Hubbard model for intermediate-dimensional excitons.

Abstract

A Hubbard model is solved exactly to characterize confined, intermediate-dimensional excitons for the full range of electron and hole hopping and interaction strengths. Finite systems with periodic boundary conditions model unconfined excitons. Finite systems with terminated ends model confined excitons. Exciton energies, oscillator strengths, and electron and hole distributions are determined. Oscillator strengths and electron-hole distributions of confined intermediate-dimensional excitons exhibit anomalous, nonmonotonic, nonuniversal dependences on the electron-hole interaction strength and hopping that are counter to the conventional behavior for quantum-confined excitons and free excitons. Perturbation theory is used to clarify the weak and large interaction limits.
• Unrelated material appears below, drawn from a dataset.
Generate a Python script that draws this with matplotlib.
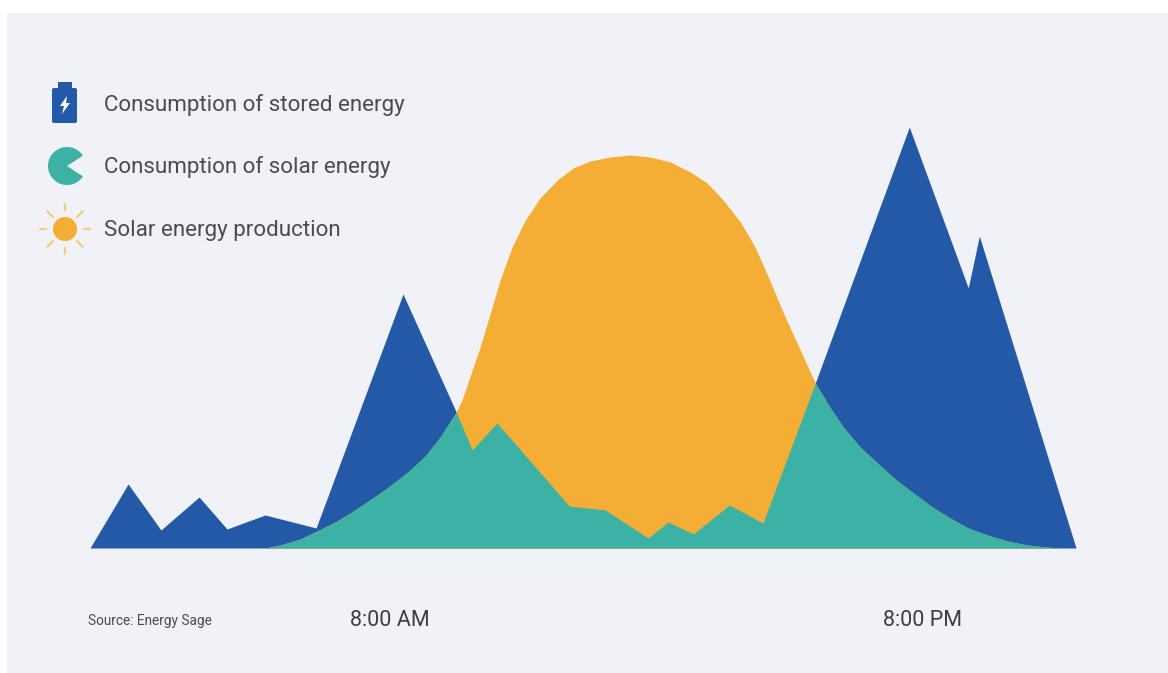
import numpy as np
import matplotlib
matplotlib.use("Agg")
import matplotlib.pyplot as plt
from matplotlib.patches import Rectangle, FancyBboxPatch, Wedge, Circle, Polygon

# values, x is hour of day, y is relative energy
stored_hours = [1.23, 2.09, 2.83, 3.69, 4.32, 5.18, 6.33, 8.29, 9.49,
                17.59, 19.71, 21.04, 21.29, 23.47]
stored_values = [0, 64, 18, 51, 19, 33, 20, 254, 136,
                 165, 421, 260, 312, 0]

solar_use_hours = [5.18, 5.52, 5.97, 6.35, 6.76, 7.10, 7.44, 7.77, 8.11, 8.45, 8.79, 9.13,
                   9.49, 9.85, 10.41,
                   12.04, 12.85, 13.82, 14.27, 14.84, 15.65, 16.41, 17.59,
                   17.90, 18.22, 18.60, 18.99, 19.39, 19.80, 20.20, 20.63,
                   21.04, 21.47, 21.92, 22.37, 22.78, 23.11]
solar_use_values = [0, 3, 9, 17, 26, 35, 45, 55, 66, 78, 92, 111,
                    136, 98, 125,
                    42, 38, 10, 26, 14, 43, 25, 165,
                    142, 121, 101, 85, 69, 55, 42, 30,
                    20, 13, 7, 3, 1, 0]

production_hours = [5.18, 5.52, 5.97, 6.35, 6.76, 7.10, 7.44, 7.77, 8.11, 8.45, 8.79, 9.13,
                    9.49, 9.62, 10.03, 10.26, 10.48, 10.75, 11.05, 11.38, 11.77,
                    12.13, 12.51, 12.96, 13.41, 13.87, 14.32, 14.77, 15.15, 15.51,
                    15.90, 16.23, 16.53, 16.87, 17.25, 17.59,
                    17.90, 18.22, 18.60, 18.99, 19.39, 19.80, 20.20, 20.63,
                    21.04, 21.47, 21.92, 22.37, 22.78, 23.11]
production_values = [0, 3, 9, 17, 26, 35, 45, 55, 66, 78, 92, 111,
                     136, 148, 201, 235, 268, 301, 328, 350, 368,
                     380, 387, 391, 393, 391, 386, 376, 365, 348,
                     326, 301, 271, 235, 198, 165,
                     142, 121, 101, 85, 69, 55, 42, 30,
                     20, 13, 7, 3, 1, 0]

tick_hours = [8, 20]
tick_labels = ["8:00 AM", "8:00 PM"]
legend_labels = ["Consumption of stored energy",
                 "Consumption of solar energy",
                 "Solar energy production"]
source_text = "Source: Energy Sage"

BLUE = "#2459A8"
TEAL = "#3BB2A4"
ORANGE = "#F5AE35"
PANEL = "#F1F2F7"
TEXT = "#4A4C50"
W, H = 1168, 673
FONT = "Roboto"

fig = plt.figure(figsize=(W / 100, H / 100), dpi=100, facecolor="white")

# pixel overlay for the panel and the legend icons
bg = fig.add_axes([0, 0, 1, 1], zorder=0)
bg.set_xlim(0, W)
bg.set_ylim(H, 0)
bg.axis("off")
bg.add_patch(Rectangle((7, 13), W - 7, H - 13, fc=PANEL, ec="none"))

# chart
ax = fig.add_axes([90 / W, (H - 548) / H, (1076 - 90) / W, 448 / H], zorder=1)
ax.patch.set_alpha(0)
ax.set_xlim(1.23, 23.47)
ax.set_ylim(0, 448)
ax.fill_between(stored_hours, stored_values, 0, color=BLUE, lw=0, zorder=1)
ax.fill_between(production_hours, production_values, 0, color=ORANGE, lw=0, zorder=2)
ax.fill_between(solar_use_hours, solar_use_values, 0, color=TEAL, lw=0, zorder=3)
for s in ax.spines.values():
    s.set_visible(False)
ax.set_yticks([])
ax.set_xticks(tick_hours)
ax.set_xticklabels(tick_labels, fontsize=15.5, color="#3C3E42", family=FONT)
ax.tick_params(axis="x", length=0, pad=45)

# legend icons
bg.add_patch(FancyBboxPatch((52, 88), 25, 35, boxstyle="round,pad=0,rounding_size=2",
                            fc=BLUE, ec="none"))
bg.add_patch(Rectangle((58, 82), 14, 8, fc=BLUE, ec="none"))
bg.add_patch(Polygon([(67, 96), (60, 106), (64, 106), (62, 114), (70, 103), (66, 103)],
                     fc="white", ec="none"))
bg.add_patch(Wedge((67, 166), 19, 33, 327, fc=TEAL, ec="none"))
bg.add_patch(Circle((65, 229), 12, fc=ORANGE, ec="none"))
for a in np.deg2rad(np.arange(0, 360, 45)):
    r0, r1 = 17 if int(np.rad2deg(a)) % 90 else 19, 25
    bg.plot([65 + r0 * np.cos(a), 65 + r1 * np.cos(a)],
            [229 + r0 * np.sin(a), 229 + r1 * np.sin(a)],
            color="#F8CB7A", lw=1.6, solid_capstyle="round")

for label, y in zip(legend_labels, [104.5, 167.5, 230.5]):
    bg.text(104, y, label, fontsize=16.1, color=TEXT, va="center", ha="left", family=FONT)
bg.text(88, 621, source_text, fontsize=9.8, color=TEXT, va="center", ha="left", family=FONT)

fig.savefig("out.png", dpi=100, facecolor=fig.get_facecolor())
In the large-interaction limit, an exciton dead layer occurs near the boundary of the system because electron-hole correlation is suppressed near the boundary. Second-order perturbation theory determines the surface potential barrier caused by the suppression of pair correlation near the surface and determines the hopping rate for tunneling into this barrier. In the weak-interaction limit, on-site correlation of a confined electron-hole pair is suppressed by asymmetry in the electron and hole hopping. For large asymmetry in the electron and hole hopping, the oscillation strength of the confined intermediate-dimensional exciton can be less than the oscillator strength of an uncorrelated, noninteracting pair.